Given instruction:
Without the pictures, return all of the material exactly as written.
###
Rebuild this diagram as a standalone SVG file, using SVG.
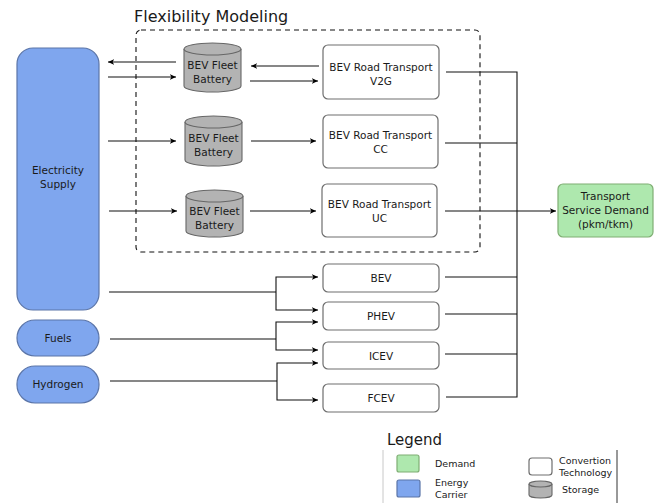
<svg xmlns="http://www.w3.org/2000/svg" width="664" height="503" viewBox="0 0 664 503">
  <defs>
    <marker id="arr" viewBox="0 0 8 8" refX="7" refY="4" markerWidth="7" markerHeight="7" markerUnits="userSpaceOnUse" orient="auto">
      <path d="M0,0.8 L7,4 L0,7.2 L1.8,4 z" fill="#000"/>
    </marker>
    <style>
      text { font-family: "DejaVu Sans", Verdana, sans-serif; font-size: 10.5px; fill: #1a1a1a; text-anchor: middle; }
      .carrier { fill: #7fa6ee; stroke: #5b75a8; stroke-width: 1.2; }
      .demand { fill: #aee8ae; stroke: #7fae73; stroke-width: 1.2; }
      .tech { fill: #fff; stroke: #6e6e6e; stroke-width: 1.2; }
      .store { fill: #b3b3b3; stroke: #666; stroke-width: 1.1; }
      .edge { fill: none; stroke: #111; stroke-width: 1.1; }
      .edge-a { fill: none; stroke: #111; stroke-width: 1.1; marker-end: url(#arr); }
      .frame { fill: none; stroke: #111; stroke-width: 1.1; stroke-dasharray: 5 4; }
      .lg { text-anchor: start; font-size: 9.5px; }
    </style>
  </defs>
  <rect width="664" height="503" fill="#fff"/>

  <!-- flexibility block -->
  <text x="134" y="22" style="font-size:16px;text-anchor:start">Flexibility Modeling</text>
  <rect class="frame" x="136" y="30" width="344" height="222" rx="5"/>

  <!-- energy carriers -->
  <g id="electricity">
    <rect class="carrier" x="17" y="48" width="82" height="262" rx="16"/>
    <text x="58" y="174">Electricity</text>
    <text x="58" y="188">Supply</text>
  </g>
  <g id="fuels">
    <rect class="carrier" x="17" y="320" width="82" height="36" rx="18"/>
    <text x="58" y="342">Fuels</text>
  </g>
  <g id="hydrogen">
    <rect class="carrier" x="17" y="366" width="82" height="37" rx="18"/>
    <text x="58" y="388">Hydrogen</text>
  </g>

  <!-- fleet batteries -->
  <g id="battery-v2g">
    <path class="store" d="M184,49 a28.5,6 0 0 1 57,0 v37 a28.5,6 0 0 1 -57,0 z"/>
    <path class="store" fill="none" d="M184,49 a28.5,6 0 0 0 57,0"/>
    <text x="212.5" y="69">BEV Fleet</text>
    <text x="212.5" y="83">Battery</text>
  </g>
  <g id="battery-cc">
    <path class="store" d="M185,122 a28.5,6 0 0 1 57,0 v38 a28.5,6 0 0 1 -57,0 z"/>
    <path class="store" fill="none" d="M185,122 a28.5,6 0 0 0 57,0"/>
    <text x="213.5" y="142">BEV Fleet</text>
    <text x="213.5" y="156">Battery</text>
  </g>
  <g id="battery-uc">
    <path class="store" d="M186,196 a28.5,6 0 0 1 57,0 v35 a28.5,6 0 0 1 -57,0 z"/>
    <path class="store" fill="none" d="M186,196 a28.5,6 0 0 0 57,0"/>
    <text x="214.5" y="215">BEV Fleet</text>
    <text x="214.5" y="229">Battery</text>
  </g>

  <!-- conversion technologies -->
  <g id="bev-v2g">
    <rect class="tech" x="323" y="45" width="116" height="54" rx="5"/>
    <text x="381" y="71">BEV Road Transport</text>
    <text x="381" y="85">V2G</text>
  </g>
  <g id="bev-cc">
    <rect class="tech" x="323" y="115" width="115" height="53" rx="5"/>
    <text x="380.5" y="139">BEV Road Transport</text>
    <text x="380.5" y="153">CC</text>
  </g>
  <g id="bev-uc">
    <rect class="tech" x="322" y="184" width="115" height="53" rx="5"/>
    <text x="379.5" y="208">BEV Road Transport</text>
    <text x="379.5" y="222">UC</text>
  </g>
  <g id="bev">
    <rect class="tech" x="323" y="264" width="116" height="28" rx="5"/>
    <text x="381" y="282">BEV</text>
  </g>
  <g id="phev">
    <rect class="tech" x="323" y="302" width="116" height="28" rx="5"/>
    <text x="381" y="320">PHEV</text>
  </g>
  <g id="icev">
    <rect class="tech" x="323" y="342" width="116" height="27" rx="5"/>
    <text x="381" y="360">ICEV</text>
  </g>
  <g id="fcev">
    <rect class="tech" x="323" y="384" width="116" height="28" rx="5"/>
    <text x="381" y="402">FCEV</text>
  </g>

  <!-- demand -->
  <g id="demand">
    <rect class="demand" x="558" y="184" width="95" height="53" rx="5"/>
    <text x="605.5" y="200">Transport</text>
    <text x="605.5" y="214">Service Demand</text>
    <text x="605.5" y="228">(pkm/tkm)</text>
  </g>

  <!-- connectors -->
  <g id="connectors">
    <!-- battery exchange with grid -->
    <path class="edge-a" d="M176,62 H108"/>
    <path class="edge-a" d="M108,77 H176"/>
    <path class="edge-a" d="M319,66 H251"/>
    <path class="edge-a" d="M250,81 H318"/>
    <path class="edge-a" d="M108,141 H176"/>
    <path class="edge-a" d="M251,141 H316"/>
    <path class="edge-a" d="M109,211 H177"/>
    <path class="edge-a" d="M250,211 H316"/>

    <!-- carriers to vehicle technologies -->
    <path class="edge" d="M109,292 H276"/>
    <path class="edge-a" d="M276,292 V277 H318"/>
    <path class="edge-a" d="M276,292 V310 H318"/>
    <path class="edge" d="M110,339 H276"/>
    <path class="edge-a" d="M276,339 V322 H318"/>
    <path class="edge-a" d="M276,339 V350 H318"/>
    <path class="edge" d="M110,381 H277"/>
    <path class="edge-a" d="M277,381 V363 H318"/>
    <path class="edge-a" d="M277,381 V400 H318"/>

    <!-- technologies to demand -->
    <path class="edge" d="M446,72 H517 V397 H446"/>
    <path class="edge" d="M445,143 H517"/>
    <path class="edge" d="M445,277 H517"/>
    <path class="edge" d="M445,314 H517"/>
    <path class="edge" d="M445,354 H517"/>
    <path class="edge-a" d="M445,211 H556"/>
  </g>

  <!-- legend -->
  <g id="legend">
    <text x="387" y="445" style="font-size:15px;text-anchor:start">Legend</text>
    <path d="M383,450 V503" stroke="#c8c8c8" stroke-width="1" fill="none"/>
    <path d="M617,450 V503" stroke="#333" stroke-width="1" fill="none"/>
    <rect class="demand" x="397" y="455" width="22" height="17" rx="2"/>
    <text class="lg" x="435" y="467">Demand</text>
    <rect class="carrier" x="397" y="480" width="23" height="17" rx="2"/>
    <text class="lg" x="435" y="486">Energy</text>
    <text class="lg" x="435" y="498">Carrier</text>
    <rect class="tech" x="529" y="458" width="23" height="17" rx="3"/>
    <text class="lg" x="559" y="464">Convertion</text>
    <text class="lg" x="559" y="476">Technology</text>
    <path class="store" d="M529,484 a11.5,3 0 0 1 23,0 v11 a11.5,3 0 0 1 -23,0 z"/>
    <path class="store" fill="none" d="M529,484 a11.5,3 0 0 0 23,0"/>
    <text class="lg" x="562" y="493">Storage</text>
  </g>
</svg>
###
Final answer:
Rebuild this diagram as a standalone SVG file, using SVG.
<svg xmlns="http://www.w3.org/2000/svg" width="664" height="503" viewBox="0 0 664 503">
  <defs>
    <marker id="arr" viewBox="0 0 8 8" refX="7" refY="4" markerWidth="7" markerHeight="7" markerUnits="userSpaceOnUse" orient="auto">
      <path d="M0,0.8 L7,4 L0,7.2 L1.8,4 z" fill="#000"/>
    </marker>
    <style>
      text { font-family: "DejaVu Sans", Verdana, sans-serif; font-size: 10.5px; fill: #1a1a1a; text-anchor: middle; }
      .carrier { fill: #7fa6ee; stroke: #5b75a8; stroke-width: 1.2; }
      .demand { fill: #aee8ae; stroke: #7fae73; stroke-width: 1.2; }
      .tech { fill: #fff; stroke: #6e6e6e; stroke-width: 1.2; }
      .store { fill: #b3b3b3; stroke: #666; stroke-width: 1.1; }
      .edge { fill: none; stroke: #111; stroke-width: 1.1; }
      .edge-a { fill: none; stroke: #111; stroke-width: 1.1; marker-end: url(#arr); }
      .frame { fill: none; stroke: #111; stroke-width: 1.1; stroke-dasharray: 5 4; }
      .lg { text-anchor: start; font-size: 9.5px; }
    </style>
  </defs>
  <rect width="664" height="503" fill="#fff"/>

  <!-- flexibility block -->
  <text x="134" y="22" style="font-size:16px;text-anchor:start">Flexibility Modeling</text>
  <rect class="frame" x="136" y="30" width="344" height="222" rx="5"/>

  <!-- energy carriers -->
  <g id="electricity">
    <rect class="carrier" x="17" y="48" width="82" height="262" rx="16"/>
    <text x="58" y="174">Electricity</text>
    <text x="58" y="188">Supply</text>
  </g>
  <g id="fuels">
    <rect class="carrier" x="17" y="320" width="82" height="36" rx="18"/>
    <text x="58" y="342">Fuels</text>
  </g>
  <g id="hydrogen">
    <rect class="carrier" x="17" y="366" width="82" height="37" rx="18"/>
    <text x="58" y="388">Hydrogen</text>
  </g>

  <!-- fleet batteries -->
  <g id="battery-v2g">
    <path class="store" d="M184,49 a28.5,6 0 0 1 57,0 v37 a28.5,6 0 0 1 -57,0 z"/>
    <path class="store" fill="none" d="M184,49 a28.5,6 0 0 0 57,0"/>
    <text x="212.5" y="69">BEV Fleet</text>
    <text x="212.5" y="83">Battery</text>
  </g>
  <g id="battery-cc">
    <path class="store" d="M185,122 a28.5,6 0 0 1 57,0 v38 a28.5,6 0 0 1 -57,0 z"/>
    <path class="store" fill="none" d="M185,122 a28.5,6 0 0 0 57,0"/>
    <text x="213.5" y="142">BEV Fleet</text>
    <text x="213.5" y="156">Battery</text>
  </g>
  <g id="battery-uc">
    <path class="store" d="M186,196 a28.5,6 0 0 1 57,0 v35 a28.5,6 0 0 1 -57,0 z"/>
    <path class="store" fill="none" d="M186,196 a28.5,6 0 0 0 57,0"/>
    <text x="214.5" y="215">BEV Fleet</text>
    <text x="214.5" y="229">Battery</text>
  </g>

  <!-- conversion technologies -->
  <g id="bev-v2g">
    <rect class="tech" x="323" y="45" width="116" height="54" rx="5"/>
    <text x="381" y="71">BEV Road Transport</text>
    <text x="381" y="85">V2G</text>
  </g>
  <g id="bev-cc">
    <rect class="tech" x="323" y="115" width="115" height="53" rx="5"/>
    <text x="380.5" y="139">BEV Road Transport</text>
    <text x="380.5" y="153">CC</text>
  </g>
  <g id="bev-uc">
    <rect class="tech" x="322" y="184" width="115" height="53" rx="5"/>
    <text x="379.5" y="208">BEV Road Transport</text>
    <text x="379.5" y="222">UC</text>
  </g>
  <g id="bev">
    <rect class="tech" x="323" y="264" width="116" height="28" rx="5"/>
    <text x="381" y="282">BEV</text>
  </g>
  <g id="phev">
    <rect class="tech" x="323" y="302" width="116" height="28" rx="5"/>
    <text x="381" y="320">PHEV</text>
  </g>
  <g id="icev">
    <rect class="tech" x="323" y="342" width="116" height="27" rx="5"/>
    <text x="381" y="360">ICEV</text>
  </g>
  <g id="fcev">
    <rect class="tech" x="323" y="384" width="116" height="28" rx="5"/>
    <text x="381" y="402">FCEV</text>
  </g>

  <!-- demand -->
  <g id="demand">
    <rect class="demand" x="558" y="184" width="95" height="53" rx="5"/>
    <text x="605.5" y="200">Transport</text>
    <text x="605.5" y="214">Service Demand</text>
    <text x="605.5" y="228">(pkm/tkm)</text>
  </g>

  <!-- connectors -->
  <g id="connectors">
    <!-- battery exchange with grid -->
    <path class="edge-a" d="M176,62 H108"/>
    <path class="edge-a" d="M108,77 H176"/>
    <path class="edge-a" d="M319,66 H251"/>
    <path class="edge-a" d="M250,81 H318"/>
    <path class="edge-a" d="M108,141 H176"/>
    <path class="edge-a" d="M251,141 H316"/>
    <path class="edge-a" d="M109,211 H177"/>
    <path class="edge-a" d="M250,211 H316"/>

    <!-- carriers to vehicle technologies -->
    <path class="edge" d="M109,292 H276"/>
    <path class="edge-a" d="M276,292 V277 H318"/>
    <path class="edge-a" d="M276,292 V310 H318"/>
    <path class="edge" d="M110,339 H276"/>
    <path class="edge-a" d="M276,339 V322 H318"/>
    <path class="edge-a" d="M276,339 V350 H318"/>
    <path class="edge" d="M110,381 H277"/>
    <path class="edge-a" d="M277,381 V363 H318"/>
    <path class="edge-a" d="M277,381 V400 H318"/>

    <!-- technologies to demand -->
    <path class="edge" d="M446,72 H517 V397 H446"/>
    <path class="edge" d="M445,143 H517"/>
    <path class="edge" d="M445,277 H517"/>
    <path class="edge" d="M445,314 H517"/>
    <path class="edge" d="M445,354 H517"/>
    <path class="edge-a" d="M445,211 H556"/>
  </g>

  <!-- legend -->
  <g id="legend">
    <text x="387" y="445" style="font-size:15px;text-anchor:start">Legend</text>
    <path d="M383,450 V503" stroke="#c8c8c8" stroke-width="1" fill="none"/>
    <path d="M617,450 V503" stroke="#333" stroke-width="1" fill="none"/>
    <rect class="demand" x="397" y="455" width="22" height="17" rx="2"/>
    <text class="lg" x="435" y="467">Demand</text>
    <rect class="carrier" x="397" y="480" width="23" height="17" rx="2"/>
    <text class="lg" x="435" y="486">Energy</text>
    <text class="lg" x="435" y="498">Carrier</text>
    <rect class="tech" x="529" y="458" width="23" height="17" rx="3"/>
    <text class="lg" x="559" y="464">Convertion</text>
    <text class="lg" x="559" y="476">Technology</text>
    <path class="store" d="M529,484 a11.5,3 0 0 1 23,0 v11 a11.5,3 0 0 1 -23,0 z"/>
    <path class="store" fill="none" d="M529,484 a11.5,3 0 0 0 23,0"/>
    <text class="lg" x="562" y="493">Storage</text>
  </g>
</svg>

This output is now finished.